Whim
Whim
21 August 2005
Berkeley, CA
The other day this word whim entered into a dialogue I was engaged in. This word has been reverberating inside my head ever since. I guess I had better find out what it wants to teach me. I am not sure why the word seems to hold so much power. It has a stark honesty about it, maybe that’s it.
In what ways are the facets of my life affected by the whims of others? In what ways are others affected by my whims? Are whims a source of power, or a way of covering for my powerlessness? How do whims serve me? How do they wound me?
Whim came from the expression “whim-wham”. This is lost now, but there was a time when a whim-wham was a trifle or a trinket – “a whimsical object especially of ornament or dress”. It also held one of its current definitions even back then – “fancy”, as in liking something or someone because of caprice, rather than reason.
A whim has the quality of spontaneity to it. A bit out of the blue.
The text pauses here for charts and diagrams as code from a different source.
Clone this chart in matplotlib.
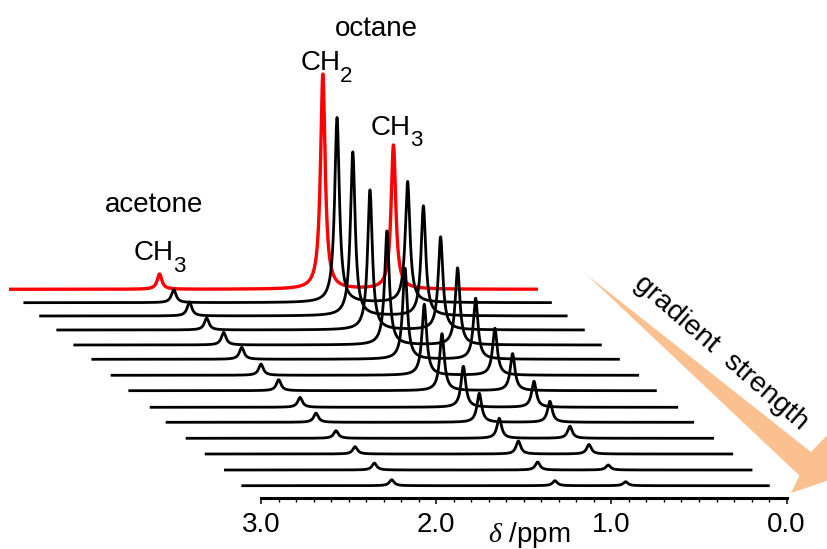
import numpy as np
import matplotlib
matplotlib.use('Agg')
import matplotlib.pyplot as plt
from matplotlib.patches import Polygon

plt.rcParams['font.family'] = ['Liberation Sans', 'DejaVu Sans']
plt.rcParams['mathtext.fontset'] = 'custom'
plt.rcParams['mathtext.rm'] = 'Liberation Sans'
plt.rcParams['mathtext.it'] = 'Liberation Serif:italic'

# peaks: acetone CH3, octane CH2, octane CH3 (ppm)
peak_ppm = [2.25, 1.318, 0.915]
peak_hwhm = 0.016
ppm_start, ppm_end = 3.1, 0.1

# peak heights per gradient step (row 0 = red, weakest gradient)
acetone_ch3 = [15.2, 13.0, 13.9, 11.9, 12.6, 11.9, 11.2, 11.0, 9.9, 9.2, 7.6, 7.3, 6.9, 6.0]
octane_ch2 = [215, 185, 164, 140, 114, 91, 71, 57, 41, 29, 20, 13, 8, 5]
octane_ch3 = [144, 121, 110, 93, 77, 61, 47, 37, 26, 21, 12, 9.5, 5, 4]

tick_vals = [3, 2, 1, 0]
tick_labels = ['3.0', '2.0', '1.0', '0.0']

# stacking layout (ppm shift to the left, vertical offset)
row_dx = [1.329, 1.248, 1.158, 1.060, 0.963, 0.860, 0.750, 0.649, 0.527, 0.436, 0.322, 0.213, 0.103, 0.004]
row_base = [209, 195.6, 182.3, 168.3, 153.3, 139, 123, 107.6, 91, 76, 60, 44.3, 28.3, 12.6]

W, H = 827, 549


def fx(px):
    return px / W


def fy(py):
    return 1 - py / H


fig = plt.figure(figsize=(W / 100, H / 100), dpi=100)
ax = fig.add_axes([0, fy(498.3), 1, 1 - fy(498.3)])
ax.set_xlim(3 + 261 / 175.2, 3 - (W - 261) / 175.2)
ax.set_ylim(0, 498.3)

x = np.linspace(ppm_start, ppm_end, 4001)
heights = [acetone_ch3, octane_ch2, octane_ch3]
for i in range(len(row_base)):
    y = np.zeros_like(x)
    for p, h in zip(peak_ppm, heights):
        y += h[i] * peak_hwhm**2 / ((x - p)**2 + peak_hwhm**2)
    if i == 0:
        ax.plot(x + row_dx[i], row_base[i] + y, color='#ff0000', lw=2.4, zorder=2,
                clip_on=False)
    else:
        ax.plot(x + row_dx[i], row_base[i] + y, color='black', lw=2.0, zorder=3,
                clip_on=False)

for s in ['left', 'right', 'top']:
    ax.spines[s].set_visible(False)
ax.spines['bottom'].set_bounds(0, 3)
ax.spines['bottom'].set_linewidth(2.2)
ax.set_yticks([])
ax.set_xticks(tick_vals)
ax.set_xticklabels(tick_labels)
ax.set_xticks(np.round(np.arange(0, 3.05, 0.1), 1), minor=True)
ax.tick_params(axis='x', which='major', direction='out', length=4.2, width=1.1,
               labelsize=20, pad=6)
ax.tick_params(axis='x', which='minor', direction='out', length=2.6, width=1.0)
ax.patch.set_visible(False)

fig.text(fx(529), fy(542), r'$\delta$ /ppm', fontsize=20, ha='center', va='baseline')

renderer = fig.canvas.get_renderer()


def group_label(px, py, sub):
    # "CH" followed by a dropped subscript digit
    t = fig.text(fx(px), fy(py), 'CH', fontsize=20, ha='left', va='baseline')
    bb = t.get_window_extent(renderer)
    fig.text(fx(bb.x1 - 0.5), fy(py + 11.5), sub, fontsize=16, ha='left', va='baseline')


fig.text(fx(376.5), fy(36), 'octane', fontsize=20, ha='center', va='baseline')
fig.text(fx(105), fy(211.7), 'acetone', fontsize=20, ha='left', va='baseline')
group_label(300.7, 70, '2')
group_label(371, 135, '3')
group_label(133.3, 260, '3')

# gradient arrow
arrow_px = [(587, 275), (811, 452), (842, 420), (850, 473), (791, 493), (799.5, 475.6)]
fig.patches.append(Polygon([(fx(a), fy(b)) for a, b in arrow_px], closed=True,
                           transform=fig.transFigure, facecolor='#fac090',
                           edgecolor='none', zorder=0))
fig.text(fx(721), fy(353), 'gradient  strength', fontsize=20.5, rotation=-41,
         rotation_mode='anchor', ha='center', va='center')

fig.savefig('out.png', dpi=100)
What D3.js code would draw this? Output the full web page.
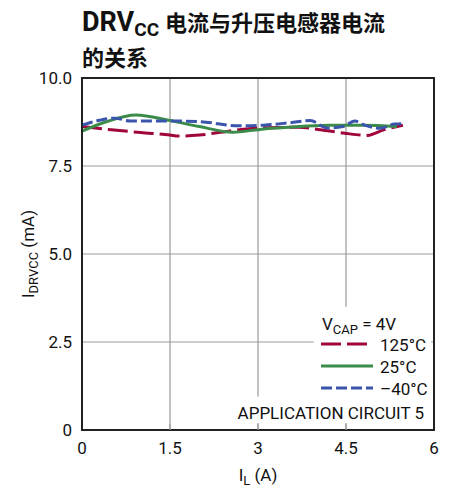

I guess most important relationships begin this way. I recall hearing Kim and Zoë in England talking about how they “fancied” this boy or that one. So, a whim is a capricious, spontaneous notion. It is outside of reason, but not necessarily unreasonable. All still a bit confusing to me.
Acting on a whim I get. God knows I have done it enough. But what would it be like, no what is it like, to “be at the whim”, or to “serve at the whim”, or to “work at the whim” of another? Now it is beginning to get more serious, and maybe more dangerous. A whim has a regal, “off with his head” quality to it. A “because I said so, that’s why”. There is more here that just dependency. Many times, even now, I am dependent on others, but at the same time I feel safe in that relationship. I feel safe because I know (or at least I believe) the next encounter I have with them will be pretty much the same as the last one. I hope this is true for those who depend on me from time to time.
But what about when it isn’t true? What about the times when I act on a whim and it is hurtful – what is that all about? I am not sure, but in this moment I have the sense that, when I do act that way, when I do act capriciously, it is out of fear. Fear of what? That I will lose my independence? Or fear that I will have to acknowledge my dependence? I am not sure. Maybe each is so at different times in my life.
So caprice is at the root of these whims. I don’t recall ever looking into the origins of this teacher before… Glad I did. It has much to teach. Caprice comes to English by way of the French, from the Italian. (I love how well traveled this teacher is already!) The Italian capriccio means “caprice” and “shiver”. The word comes from capo – head and riccio – hedgehog. Essentially, then, capriccio means “a head with hair standing on end”, and in a way it means “having the shivers”, or being frightened.
The quality of fear was embedded there all along. Maybe if we are really awake, when that moment occurs when we see someone we really “fancy”, we should pay more attention to the hairs standing on end in the backs of our heads! Exciting possibilities are exciting also because they are dangerous.
But the fear of working, or being involved in something important, at the whim of another is deeper and maybe even more dangerous. Just before I closed up the dictionary I came upon another meaning for whim. A whim is also a kind of drum that was used in the old mining days. They would attach a horse or ox to this whim, and the animal would walk endlessly around and around pulling up ore, or pumping out water. Maybe that is what it is like to work, or to live, at the whim of another – yoked with blinders on, head down, always knowing it is there, but never seeing the drum, never confronting the whim.
Whims can be exciting, but they are also dangerous, and maybe even a bit deadly.